**To do**
Copy the listing below in full and skip every picture.

**Source excerpt**
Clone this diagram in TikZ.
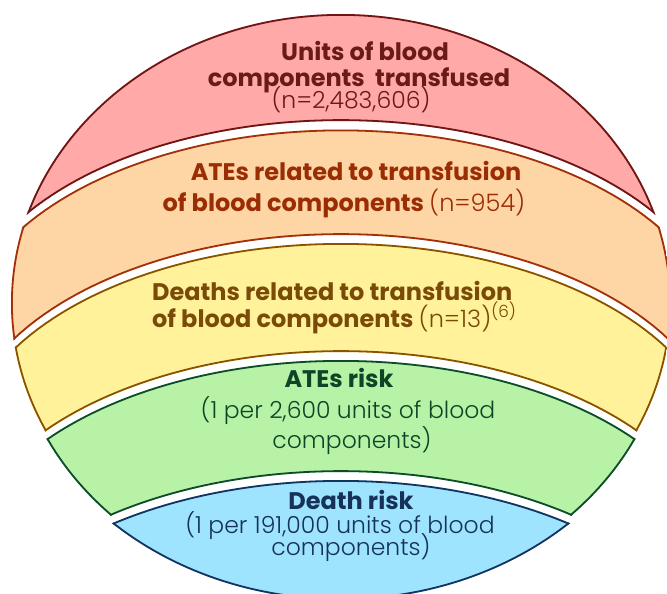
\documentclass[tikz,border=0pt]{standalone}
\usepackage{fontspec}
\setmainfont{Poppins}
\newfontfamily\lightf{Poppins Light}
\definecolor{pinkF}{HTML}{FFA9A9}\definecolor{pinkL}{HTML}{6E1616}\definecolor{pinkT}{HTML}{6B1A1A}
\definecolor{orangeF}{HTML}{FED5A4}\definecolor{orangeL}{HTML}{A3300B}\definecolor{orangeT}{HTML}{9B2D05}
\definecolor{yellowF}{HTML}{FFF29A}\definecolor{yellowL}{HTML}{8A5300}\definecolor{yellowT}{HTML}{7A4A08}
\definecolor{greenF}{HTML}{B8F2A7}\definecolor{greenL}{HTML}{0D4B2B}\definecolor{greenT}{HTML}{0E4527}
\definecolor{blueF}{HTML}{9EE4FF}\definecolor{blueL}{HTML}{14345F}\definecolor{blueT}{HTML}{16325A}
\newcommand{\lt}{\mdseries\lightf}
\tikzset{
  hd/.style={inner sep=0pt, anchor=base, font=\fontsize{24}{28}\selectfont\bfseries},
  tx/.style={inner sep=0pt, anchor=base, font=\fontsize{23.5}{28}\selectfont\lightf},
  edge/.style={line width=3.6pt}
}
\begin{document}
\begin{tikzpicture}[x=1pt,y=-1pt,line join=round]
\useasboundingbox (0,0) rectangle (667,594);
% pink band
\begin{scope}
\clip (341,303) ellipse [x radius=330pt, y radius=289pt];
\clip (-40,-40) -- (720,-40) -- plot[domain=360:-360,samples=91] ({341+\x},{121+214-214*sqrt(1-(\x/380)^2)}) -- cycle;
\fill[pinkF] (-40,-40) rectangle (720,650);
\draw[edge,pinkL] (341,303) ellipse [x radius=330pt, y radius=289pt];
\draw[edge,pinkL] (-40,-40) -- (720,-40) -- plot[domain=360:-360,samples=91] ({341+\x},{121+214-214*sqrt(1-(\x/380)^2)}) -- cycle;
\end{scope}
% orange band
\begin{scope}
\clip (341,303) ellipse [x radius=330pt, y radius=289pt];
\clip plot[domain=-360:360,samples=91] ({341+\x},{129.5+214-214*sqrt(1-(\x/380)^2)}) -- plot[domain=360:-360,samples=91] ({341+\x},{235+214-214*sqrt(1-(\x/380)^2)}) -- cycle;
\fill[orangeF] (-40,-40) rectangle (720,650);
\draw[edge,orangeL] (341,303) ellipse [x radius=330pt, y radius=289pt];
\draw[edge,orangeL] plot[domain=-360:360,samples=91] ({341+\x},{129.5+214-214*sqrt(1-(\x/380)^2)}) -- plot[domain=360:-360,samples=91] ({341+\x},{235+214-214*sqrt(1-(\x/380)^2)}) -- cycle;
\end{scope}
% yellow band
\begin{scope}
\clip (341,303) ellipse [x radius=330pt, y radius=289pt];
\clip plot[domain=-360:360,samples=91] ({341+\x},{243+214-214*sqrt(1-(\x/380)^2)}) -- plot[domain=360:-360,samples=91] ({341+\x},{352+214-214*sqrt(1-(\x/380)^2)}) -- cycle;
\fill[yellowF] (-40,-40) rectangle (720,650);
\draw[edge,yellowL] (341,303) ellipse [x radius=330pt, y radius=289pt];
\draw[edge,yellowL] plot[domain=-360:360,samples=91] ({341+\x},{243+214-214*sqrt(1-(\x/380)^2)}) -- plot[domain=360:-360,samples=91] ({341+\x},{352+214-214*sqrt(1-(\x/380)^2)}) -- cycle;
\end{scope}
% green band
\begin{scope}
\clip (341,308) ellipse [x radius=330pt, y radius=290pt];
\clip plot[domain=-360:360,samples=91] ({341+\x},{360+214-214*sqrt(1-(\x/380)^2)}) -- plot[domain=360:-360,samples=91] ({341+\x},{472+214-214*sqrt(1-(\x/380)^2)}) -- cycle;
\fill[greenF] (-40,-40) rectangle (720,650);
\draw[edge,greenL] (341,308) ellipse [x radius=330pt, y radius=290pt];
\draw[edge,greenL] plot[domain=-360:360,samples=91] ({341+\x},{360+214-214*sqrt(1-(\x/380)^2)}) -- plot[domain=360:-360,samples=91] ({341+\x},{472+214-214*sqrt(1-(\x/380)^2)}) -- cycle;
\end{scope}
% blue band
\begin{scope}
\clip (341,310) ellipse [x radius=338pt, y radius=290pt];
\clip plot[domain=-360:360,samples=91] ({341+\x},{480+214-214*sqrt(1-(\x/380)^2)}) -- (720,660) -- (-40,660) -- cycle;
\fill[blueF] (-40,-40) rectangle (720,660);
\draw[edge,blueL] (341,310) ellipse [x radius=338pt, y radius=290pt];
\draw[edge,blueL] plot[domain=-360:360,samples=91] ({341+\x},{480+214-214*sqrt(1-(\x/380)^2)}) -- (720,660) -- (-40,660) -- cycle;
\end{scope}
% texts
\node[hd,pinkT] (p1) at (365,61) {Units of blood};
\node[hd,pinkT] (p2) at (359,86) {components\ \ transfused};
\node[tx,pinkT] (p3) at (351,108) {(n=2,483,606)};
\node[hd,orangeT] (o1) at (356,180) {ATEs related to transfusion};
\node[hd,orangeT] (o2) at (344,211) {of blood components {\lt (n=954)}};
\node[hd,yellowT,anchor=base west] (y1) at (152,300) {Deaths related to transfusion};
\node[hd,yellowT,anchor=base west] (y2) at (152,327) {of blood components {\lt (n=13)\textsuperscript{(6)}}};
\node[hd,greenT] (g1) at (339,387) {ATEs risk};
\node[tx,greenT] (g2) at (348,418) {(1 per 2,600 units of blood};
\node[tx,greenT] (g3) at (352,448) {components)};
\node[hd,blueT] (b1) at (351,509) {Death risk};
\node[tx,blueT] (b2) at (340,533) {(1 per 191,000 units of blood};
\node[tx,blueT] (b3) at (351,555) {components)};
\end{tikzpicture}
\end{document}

**Solution for this exercise**
Clone this diagram in TikZ.
\documentclass[tikz,border=0pt]{standalone}
\usepackage{fontspec}
\setmainfont{Poppins}
\newfontfamily\lightf{Poppins Light}
\definecolor{pinkF}{HTML}{FFA9A9}\definecolor{pinkL}{HTML}{6E1616}\definecolor{pinkT}{HTML}{6B1A1A}
\definecolor{orangeF}{HTML}{FED5A4}\definecolor{orangeL}{HTML}{A3300B}\definecolor{orangeT}{HTML}{9B2D05}
\definecolor{yellowF}{HTML}{FFF29A}\definecolor{yellowL}{HTML}{8A5300}\definecolor{yellowT}{HTML}{7A4A08}
\definecolor{greenF}{HTML}{B8F2A7}\definecolor{greenL}{HTML}{0D4B2B}\definecolor{greenT}{HTML}{0E4527}
\definecolor{blueF}{HTML}{9EE4FF}\definecolor{blueL}{HTML}{14345F}\definecolor{blueT}{HTML}{16325A}
\newcommand{\lt}{\mdseries\lightf}
\tikzset{
  hd/.style={inner sep=0pt, anchor=base, font=\fontsize{24}{28}\selectfont\bfseries},
  tx/.style={inner sep=0pt, anchor=base, font=\fontsize{23.5}{28}\selectfont\lightf},
  edge/.style={line width=3.6pt}
}
\begin{document}
\begin{tikzpicture}[x=1pt,y=-1pt,line join=round]
\useasboundingbox (0,0) rectangle (667,594);
% pink band
\begin{scope}
\clip (341,303) ellipse [x radius=330pt, y radius=289pt];
\clip (-40,-40) -- (720,-40) -- plot[domain=360:-360,samples=91] ({341+\x},{121+214-214*sqrt(1-(\x/380)^2)}) -- cycle;
\fill[pinkF] (-40,-40) rectangle (720,650);
\draw[edge,pinkL] (341,303) ellipse [x radius=330pt, y radius=289pt];
\draw[edge,pinkL] (-40,-40) -- (720,-40) -- plot[domain=360:-360,samples=91] ({341+\x},{121+214-214*sqrt(1-(\x/380)^2)}) -- cycle;
\end{scope}
% orange band
\begin{scope}
\clip (341,303) ellipse [x radius=330pt, y radius=289pt];
\clip plot[domain=-360:360,samples=91] ({341+\x},{129.5+214-214*sqrt(1-(\x/380)^2)}) -- plot[domain=360:-360,samples=91] ({341+\x},{235+214-214*sqrt(1-(\x/380)^2)}) -- cycle;
\fill[orangeF] (-40,-40) rectangle (720,650);
\draw[edge,orangeL] (341,303) ellipse [x radius=330pt, y radius=289pt];
\draw[edge,orangeL] plot[domain=-360:360,samples=91] ({341+\x},{129.5+214-214*sqrt(1-(\x/380)^2)}) -- plot[domain=360:-360,samples=91] ({341+\x},{235+214-214*sqrt(1-(\x/380)^2)}) -- cycle;
\end{scope}
% yellow band
\begin{scope}
\clip (341,303) ellipse [x radius=330pt, y radius=289pt];
\clip plot[domain=-360:360,samples=91] ({341+\x},{243+214-214*sqrt(1-(\x/380)^2)}) -- plot[domain=360:-360,samples=91] ({341+\x},{352+214-214*sqrt(1-(\x/380)^2)}) -- cycle;
\fill[yellowF] (-40,-40) rectangle (720,650);
\draw[edge,yellowL] (341,303) ellipse [x radius=330pt, y radius=289pt];
\draw[edge,yellowL] plot[domain=-360:360,samples=91] ({341+\x},{243+214-214*sqrt(1-(\x/380)^2)}) -- plot[domain=360:-360,samples=91] ({341+\x},{352+214-214*sqrt(1-(\x/380)^2)}) -- cycle;
\end{scope}
% green band
\begin{scope}
\clip (341,308) ellipse [x radius=330pt, y radius=290pt];
\clip plot[domain=-360:360,samples=91] ({341+\x},{360+214-214*sqrt(1-(\x/380)^2)}) -- plot[domain=360:-360,samples=91] ({341+\x},{472+214-214*sqrt(1-(\x/380)^2)}) -- cycle;
\fill[greenF] (-40,-40) rectangle (720,650);
\draw[edge,greenL] (341,308) ellipse [x radius=330pt, y radius=290pt];
\draw[edge,greenL] plot[domain=-360:360,samples=91] ({341+\x},{360+214-214*sqrt(1-(\x/380)^2)}) -- plot[domain=360:-360,samples=91] ({341+\x},{472+214-214*sqrt(1-(\x/380)^2)}) -- cycle;
\end{scope}
% blue band
\begin{scope}
\clip (341,310) ellipse [x radius=338pt, y radius=290pt];
\clip plot[domain=-360:360,samples=91] ({341+\x},{480+214-214*sqrt(1-(\x/380)^2)}) -- (720,660) -- (-40,660) -- cycle;
\fill[blueF] (-40,-40) rectangle (720,660);
\draw[edge,blueL] (341,310) ellipse [x radius=338pt, y radius=290pt];
\draw[edge,blueL] plot[domain=-360:360,samples=91] ({341+\x},{480+214-214*sqrt(1-(\x/380)^2)}) -- (720,660) -- (-40,660) -- cycle;
\end{scope}
% texts
\node[hd,pinkT] (p1) at (365,61) {Units of blood};
\node[hd,pinkT] (p2) at (359,86) {components\ \ transfused};
\node[tx,pinkT] (p3) at (351,108) {(n=2,483,606)};
\node[hd,orangeT] (o1) at (356,180) {ATEs related to transfusion};
\node[hd,orangeT] (o2) at (344,211) {of blood components {\lt (n=954)}};
\node[hd,yellowT,anchor=base west] (y1) at (152,300) {Deaths related to transfusion};
\node[hd,yellowT,anchor=base west] (y2) at (152,327) {of blood components {\lt (n=13)\textsuperscript{(6)}}};
\node[hd,greenT] (g1) at (339,387) {ATEs risk};
\node[tx,greenT] (g2) at (348,418) {(1 per 2,600 units of blood};
\node[tx,greenT] (g3) at (352,448) {components)};
\node[hd,blueT] (b1) at (351,509) {Death risk};
\node[tx,blueT] (b2) at (340,533) {(1 per 191,000 units of blood};
\node[tx,blueT] (b3) at (351,555) {components)};
\end{tikzpicture}
\end{document}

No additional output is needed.